→ **What you will do**: Skip all pictures, then copy the lines from the start of the data through the line with "of economic activity", keeping both ends.

--- Start ---

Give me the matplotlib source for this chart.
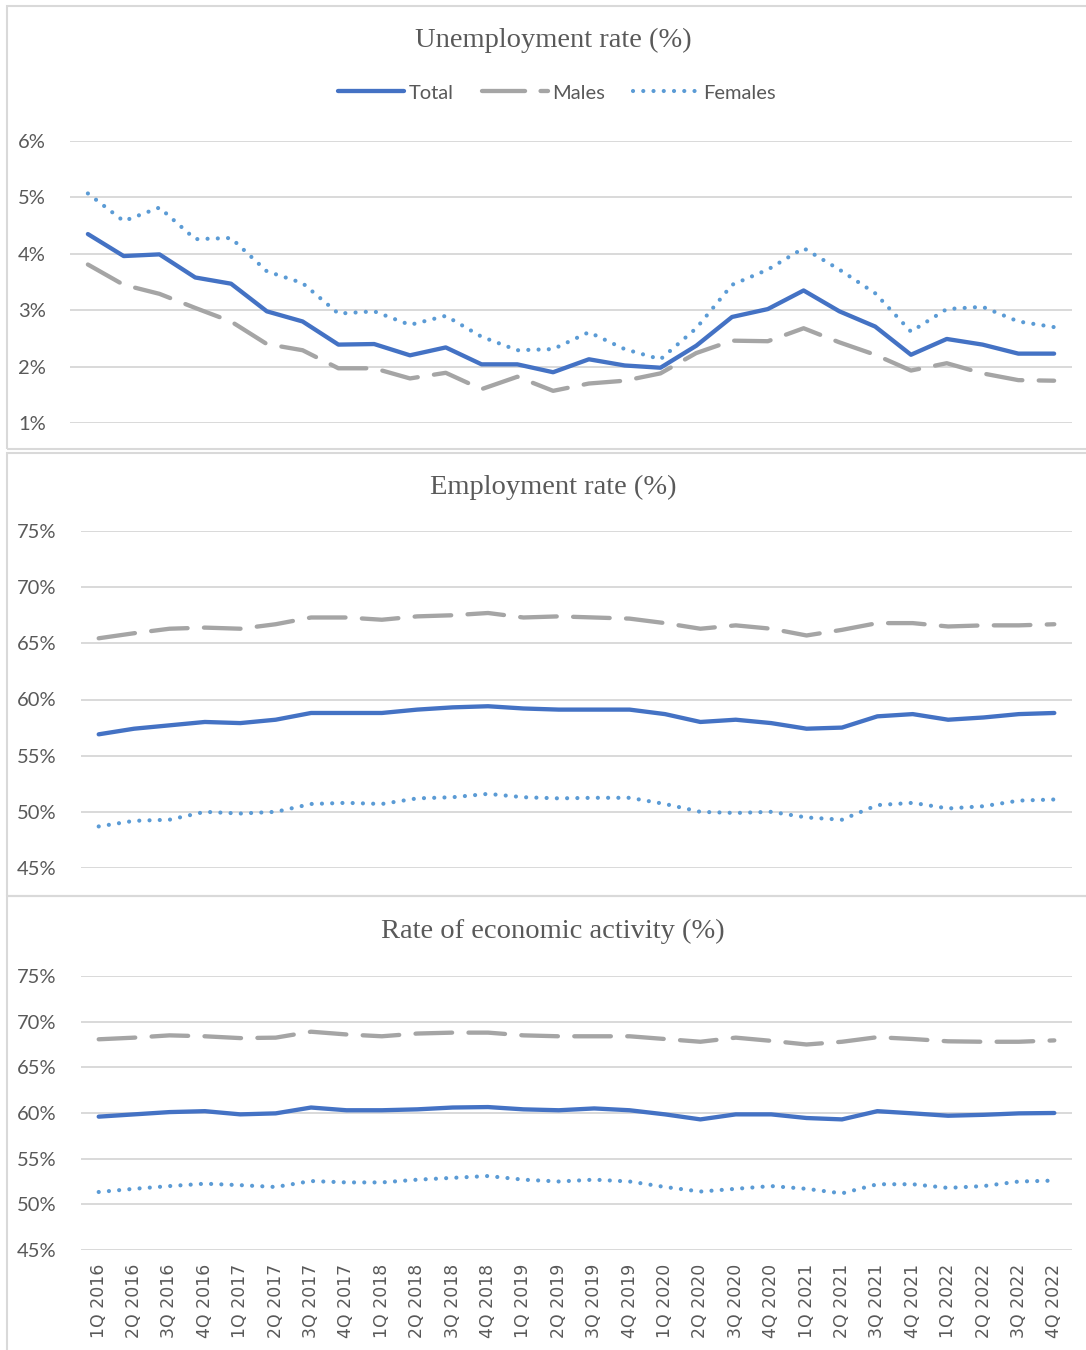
import matplotlib
matplotlib.use("Agg")
import matplotlib.pyplot as plt
from matplotlib.patches import Rectangle
from matplotlib.lines import Line2D
from matplotlib.ticker import FuncFormatter

quarters = [f"{q}Q {y}" for y in range(2016, 2023) for q in range(1, 5)]

unemp_total = [4.35, 3.96, 3.99, 3.58, 3.47, 2.98, 2.80, 2.39, 2.40, 2.20, 2.34, 2.04, 2.04, 1.90,
               2.13, 2.02, 1.98, 2.37, 2.88, 3.02, 3.35, 2.98, 2.71, 2.21, 2.49, 2.39, 2.23, 2.23]
unemp_males = [3.81, 3.45, 3.29, 3.04, 2.80, 2.40, 2.29, 1.97, 1.97, 1.79, 1.89, 1.60, 1.82, 1.57,
               1.70, 1.75, 1.88, 2.24, 2.46, 2.45, 2.68, 2.43, 2.21, 1.93, 2.06, 1.88, 1.76, 1.75]
unemp_females = [5.07, 4.58, 4.82, 4.26, 4.28, 3.69, 3.48, 2.94, 2.98, 2.74, 2.90, 2.53, 2.29, 2.31,
                 2.61, 2.31, 2.13, 2.68, 3.45, 3.72, 4.10, 3.72, 3.30, 2.62, 3.02, 3.06, 2.80, 2.70]

emp_total = [56.9, 57.4, 57.7, 58.0, 57.9, 58.2, 58.8, 58.8, 58.8, 59.1, 59.3, 59.4, 59.2, 59.1,
             59.1, 59.1, 58.7, 58.0, 58.2, 57.9, 57.4, 57.5, 58.5, 58.7, 58.2, 58.4, 58.7, 58.8]
emp_males = [65.45, 65.9, 66.3, 66.4, 66.3, 66.7, 67.3, 67.3, 67.1, 67.4, 67.5, 67.7, 67.3, 67.4,
             67.3, 67.2, 66.8, 66.3, 66.6, 66.3, 65.7, 66.2, 66.8, 66.8, 66.5, 66.6, 66.6, 66.7]
emp_females = [48.7, 49.2, 49.3, 50.0, 49.85, 50.0, 50.7, 50.8, 50.7, 51.2, 51.3, 51.6, 51.3, 51.2,
               51.25, 51.25, 50.7, 50.0, 49.9, 50.0, 49.5, 49.3, 50.6, 50.8, 50.3, 50.5, 51.0, 51.1]

act_total = [59.6, 59.85, 60.1, 60.2, 59.85, 59.96, 60.6, 60.3, 60.3, 60.4, 60.6, 60.65, 60.4, 60.3,
             60.5, 60.3, 59.85, 59.3, 59.85, 59.85, 59.45, 59.3, 60.2, 59.96, 59.7, 59.8, 59.96, 60.0]
act_males = [68.07, 68.25, 68.5, 68.4, 68.2, 68.25, 68.9, 68.6, 68.4, 68.7, 68.8, 68.8, 68.5, 68.4,
             68.4, 68.4, 68.1, 67.8, 68.25, 67.9, 67.5, 67.8, 68.3, 68.1, 67.85, 67.8, 67.8, 67.95]
act_females = [51.35, 51.7, 52.0, 52.26, 52.1, 51.9, 52.55, 52.4, 52.4, 52.7, 52.9, 53.1, 52.7, 52.5,
               52.7, 52.5, 51.9, 51.4, 51.7, 52.0, 51.7, 51.2, 52.2, 52.2, 51.8, 52.0, 52.5, 52.6]

series_names = ["Total", "Males", "Females"]
titles = ["Unemployment rate (%)", "Employment rate (%)", "Rate of economic activity (%)"]

W, H = 1086, 1350
fig = plt.figure(figsize=(W / 100, H / 100), dpi=100)
fig.patch.set_facecolor("white")

C_TOTAL = "#4472C4"
C_MALES = "#A5A5A5"
C_FEM = "#5B9BD5"
GRID = "#D9D9D9"
TXT = "#595959"
TICK_FONT = "Lato"


def fx(px):
    return px / W


def fy(py):
    return 1 - py / H


def panel_box(top, bottom):
    fig.add_artist(Rectangle((fx(7), fy(bottom)), fx(1100 - 7), fy(top) - fy(bottom),
                             transform=fig.transFigure, fill=False,
                             edgecolor="#D9D9D9", linewidth=1.5, zorder=0))


def add_axes(left, right, top, bottom):
    return fig.add_axes([fx(left), fy(bottom), fx(right - left), fy(top) - fy(bottom)])


def draw(ax, total, males, females, ylim, yticks, label_px):
    x = list(range(len(quarters)))
    ax.plot(x, total, color=C_TOTAL, lw=3.1, solid_capstyle="round", solid_joinstyle="round", zorder=3)
    ax.plot(x, males, color=C_MALES, lw=3.1, dashes=(8.5, 3.8), dash_capstyle="round",
            solid_joinstyle="round", zorder=3)
    ax.plot(x, females, color=C_FEM, lw=3.0, dashes=(0.01, 2.45), dash_capstyle="round", zorder=3)
    ax.set_xlim(-0.5, len(quarters) - 0.5)
    ax.set_ylim(*ylim)
    ax.set_yticks(yticks)
    ax.yaxis.set_major_formatter(FuncFormatter(lambda v, p: f"{v:.0f}%"))
    ax.grid(axis="y", color=GRID, lw=1.4)
    ax.set_axisbelow(True)
    for s in ax.spines.values():
        s.set_visible(False)
    ax.tick_params(axis="both", length=0, colors=TXT)
    ax.tick_params(axis="y", labelsize=14.5)
    # y labels left-aligned at a fixed pixel column
    left_px = ax.get_position().x0 * W
    for lab in ax.get_yticklabels():
        lab.set_fontfamily(TICK_FONT)
        lab.set_horizontalalignment("left")
        lab.set_x((label_px - left_px) / (ax.get_position().width * W))
    ax.set_facecolor("none")


# Panel frames
panel_box(6, 449)
panel_box(453, 896)
panel_box(896, 1360)

# Unemployment
ax1 = add_axes(70, 1072, 141, 423)
draw(ax1, unemp_total, unemp_males, unemp_females, (1, 6), [1, 2, 3, 4, 5, 6], 23)
ax1.set_xticks([])
fig.text(fx(553), fy(40), titles[0], ha="center", va="center", fontsize=20.5,
         family="Liberation Serif", color=TXT)

# Legend
handles = [
    Line2D([], [], color=C_TOTAL, lw=3.1, solid_capstyle="round"),
    Line2D([], [], color=C_MALES, lw=3.1, dashes=(10, 3.6), dash_capstyle="round"),
    Line2D([], [], color=C_FEM, lw=3.0, dashes=(0.01, 2.45), dash_capstyle="round"),
]
leg = fig.legend(handles, series_names, loc="center", bbox_to_anchor=(fx(557), fy(93)),
                 ncol=3, frameon=False, handlelength=3.3, handletextpad=0.2,
                 columnspacing=1.4, prop={"family": TICK_FONT, "size": 14.5})
for t in leg.get_texts():
    t.set_color(TXT)

# Employment
ax2 = add_axes(81, 1072, 531, 868)
draw(ax2, emp_total, emp_males, emp_females, (45, 75), [45, 50, 55, 60, 65, 70, 75], 22)
ax2.set_xticks([])
fig.text(fx(553), fy(487), titles[1], ha="center", va="center", fontsize=20.5,
         family="Liberation Serif", color=TXT)

# Economic activity
ax3 = add_axes(81, 1072, 976, 1250)
draw(ax3, act_total, act_males, act_females, (45, 75), [45, 50, 55, 60, 65, 70, 75], 22)
ax3.set_xticks(range(len(quarters)))
ax3.set_xticklabels(quarters, rotation=90, fontsize=12.5, family="DejaVu Sans", color=TXT)
ax3.tick_params(axis="x", pad=10)
fig.text(fx(553), fy(931), titles[2], ha="center", va="center", fontsize=20.5,
         family="Liberation Serif", color=TXT)

fig.savefig("out.png", dpi=100, facecolor="white")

--- End ---

→ **Expected answer**:
Give me the matplotlib source for this chart.
import matplotlib
matplotlib.use("Agg")
import matplotlib.pyplot as plt
from matplotlib.patches import Rectangle
from matplotlib.lines import Line2D
from matplotlib.ticker import FuncFormatter

quarters = [f"{q}Q {y}" for y in range(2016, 2023) for q in range(1, 5)]

unemp_total = [4.35, 3.96, 3.99, 3.58, 3.47, 2.98, 2.80, 2.39, 2.40, 2.20, 2.34, 2.04, 2.04, 1.90,
               2.13, 2.02, 1.98, 2.37, 2.88, 3.02, 3.35, 2.98, 2.71, 2.21, 2.49, 2.39, 2.23, 2.23]
unemp_males = [3.81, 3.45, 3.29, 3.04, 2.80, 2.40, 2.29, 1.97, 1.97, 1.79, 1.89, 1.60, 1.82, 1.57,
               1.70, 1.75, 1.88, 2.24, 2.46, 2.45, 2.68, 2.43, 2.21, 1.93, 2.06, 1.88, 1.76, 1.75]
unemp_females = [5.07, 4.58, 4.82, 4.26, 4.28, 3.69, 3.48, 2.94, 2.98, 2.74, 2.90, 2.53, 2.29, 2.31,
                 2.61, 2.31, 2.13, 2.68, 3.45, 3.72, 4.10, 3.72, 3.30, 2.62, 3.02, 3.06, 2.80, 2.70]

emp_total = [56.9, 57.4, 57.7, 58.0, 57.9, 58.2, 58.8, 58.8, 58.8, 59.1, 59.3, 59.4, 59.2, 59.1,
             59.1, 59.1, 58.7, 58.0, 58.2, 57.9, 57.4, 57.5, 58.5, 58.7, 58.2, 58.4, 58.7, 58.8]
emp_males = [65.45, 65.9, 66.3, 66.4, 66.3, 66.7, 67.3, 67.3, 67.1, 67.4, 67.5, 67.7, 67.3, 67.4,
             67.3, 67.2, 66.8, 66.3, 66.6, 66.3, 65.7, 66.2, 66.8, 66.8, 66.5, 66.6, 66.6, 66.7]
emp_females = [48.7, 49.2, 49.3, 50.0, 49.85, 50.0, 50.7, 50.8, 50.7, 51.2, 51.3, 51.6, 51.3, 51.2,
               51.25, 51.25, 50.7, 50.0, 49.9, 50.0, 49.5, 49.3, 50.6, 50.8, 50.3, 50.5, 51.0, 51.1]

act_total = [59.6, 59.85, 60.1, 60.2, 59.85, 59.96, 60.6, 60.3, 60.3, 60.4, 60.6, 60.65, 60.4, 60.3,
             60.5, 60.3, 59.85, 59.3, 59.85, 59.85, 59.45, 59.3, 60.2, 59.96, 59.7, 59.8, 59.96, 60.0]
act_males = [68.07, 68.25, 68.5, 68.4, 68.2, 68.25, 68.9, 68.6, 68.4, 68.7, 68.8, 68.8, 68.5, 68.4,
             68.4, 68.4, 68.1, 67.8, 68.25, 67.9, 67.5, 67.8, 68.3, 68.1, 67.85, 67.8, 67.8, 67.95]
act_females = [51.35, 51.7, 52.0, 52.26, 52.1, 51.9, 52.55, 52.4, 52.4, 52.7, 52.9, 53.1, 52.7, 52.5,
               52.7, 52.5, 51.9, 51.4, 51.7, 52.0, 51.7, 51.2, 52.2, 52.2, 51.8, 52.0, 52.5, 52.6]

series_names = ["Total", "Males", "Females"]
titles = ["Unemployment rate (%)", "Employment rate (%)", "Rate of economic activity (%)"]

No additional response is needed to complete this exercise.